When Attachment Becomes the Battleground
- Caroline Sciullo

- May 24
- 4 min read
Coercive Control, Loyalty Conflicts, and Ambiguous Grief After Separation

One of the most painful realities of coercive control is that the abuse does not always end when the relationship ends.
In some family systems, the attachment bond between parent and child itself becomes part of the battleground.
This can be especially confusing because it often does not look like abuse from the outside.
There may be no screaming, threats, or overt hostility visible to others. Instead, the dynamics may appear subtle, relational, or even understandable within the context of divorce or separation. Children may seem to be “choosing sides.” A protective parent may appear emotional, reactive, or desperate. Professionals may mistake profound attachment disruption for ordinary co-parenting conflict.
But beneath the surface, something much more serious may be occurring.
Within coercive or narcissistic family systems, a parent may consciously or unconsciously use the child’s attachment system to maintain control, punish the other parent, preserve dominance, or shape the family narrative after separation. The child’s emotional world can gradually become organized around loyalty conflicts, fear of relational consequences, confusion about reality, or pressure to align with the more dominant parent.
Dr. Christine Cocchiola has described these dynamics as a malicious fracturing of attachment - a process in which the bond between a child and a loving parent becomes destabilized through coercion, manipulation, or chronic narrative distortion.

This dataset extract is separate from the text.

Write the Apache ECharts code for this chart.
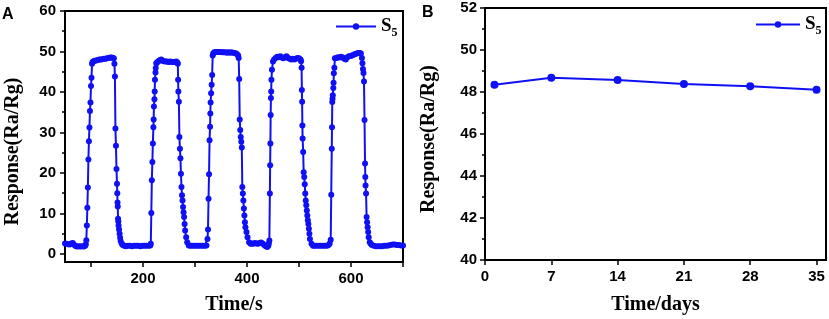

This does not always result in full estrangement.
Sometimes the rupture is partial, inconsistent, or emotionally confusing. A child may still love the protective parent deeply while simultaneously becoming more hostile, distant, avoidant, dismissive, emotionally reactive, or aligned with the controlling parent’s perspective. Some children become withdrawn after transitions between homes. Others begin monitoring or reporting on the protective parent’s behavior. Some suddenly reinterpret years of loving parenting through a distorted lens. Others become increasingly anxious about displeasing the more dominant parent.
To the protective parent, it can feel like watching the relationship slowly fracture in real time while still trying to hold onto the bond.
This creates a form of ambiguous grief.
The child is still alive. The relationship is not fully gone. But something sacred and secure within the attachment has been disrupted. Many mothers describe this experience as emotionally unbearable because there are so few words for it. They may feel isolated, disbelieved, ashamed, or terrified of speaking openly about what is happening for fear of sounding “dramatic,” “unstable,” or “vindictive.”
Many begin questioning their own reality.
This is part of why these dynamics are so psychologically devastating.
Coercive control often operates through confusion rather than overt force. Ordinary parenting moments may become reframed through the controlling parent’s narrative. Boundaries may be described as cruelty or control. Emotional reactions to mistreatment may be labeled instability. Imperfect but ordinary parenting moments may be selectively highlighted as evidence of harm or unfitness. Over time, the protective parent may begin feeling as though they are constantly defending their reality while simultaneously grieving the slow erosion of trust within the parent-child relationship.
Children are especially vulnerable within these systems because they remain emotionally and materially dependent on adults for safety, belonging, stability, approval, and survival. They are highly attuned to power, emotional consequences, and relational security. In some cases, aligning with the more dominant parent may feel psychologically safer, even when that parent is controlling, manipulative, or emotionally harmful.
At the same time, attachment research reminds us that children often express their most difficult emotions with the parent they experience as safest and most secure. A child’s anger, withdrawal, or emotional volatility toward a protective parent does not necessarily mean the attachment is absent or broken. In some situations, the safest parent becomes the place where confusion, grief, divided loyalties, fear, and emotional dysregulation are expressed.
This is part of what makes these dynamics so heartbreaking and so misunderstood.
A child may genuinely love both parents while still becoming psychologically caught within coercive dynamics that distort attachment, loyalty, and perception.
Unfortunately, many systems still under-recognize coercive control, especially when it presents subtly rather than physically. Courts, schools, extended family members, and even mental health professionals may focus primarily on visible conflict while overlooking the underlying attachment manipulation and coercive dynamics occurring beneath the surface. Protective parents experiencing profound grief, fear, or desperation may then have those trauma responses used against them as evidence that they are the problem.
This creates a second layer of trauma: institutional betrayal.
When It Doesn’t Look Like Abuse (WIDLA™) exists partly because of experiences like these.
Not all abuse is loud.
Not all coercive control involves physical violence.
Some forms of harm emerge quietly through confusion, destabilization, distorted narratives, attachment manipulation, and the gradual erosion of trust, clarity, autonomy, and emotional safety.
And sometimes, the deepest wounds occur not only within the intimate partnership itself, but within the fragile attachment bonds that children and parents depend upon for connection, security, and love.
If you are experiencing this kind of grief, confusion, or attachment rupture after separation, you are not alone. The pain is real. The ambiguity is real. And the absence of clear language for these experiences does not mean they are not happening.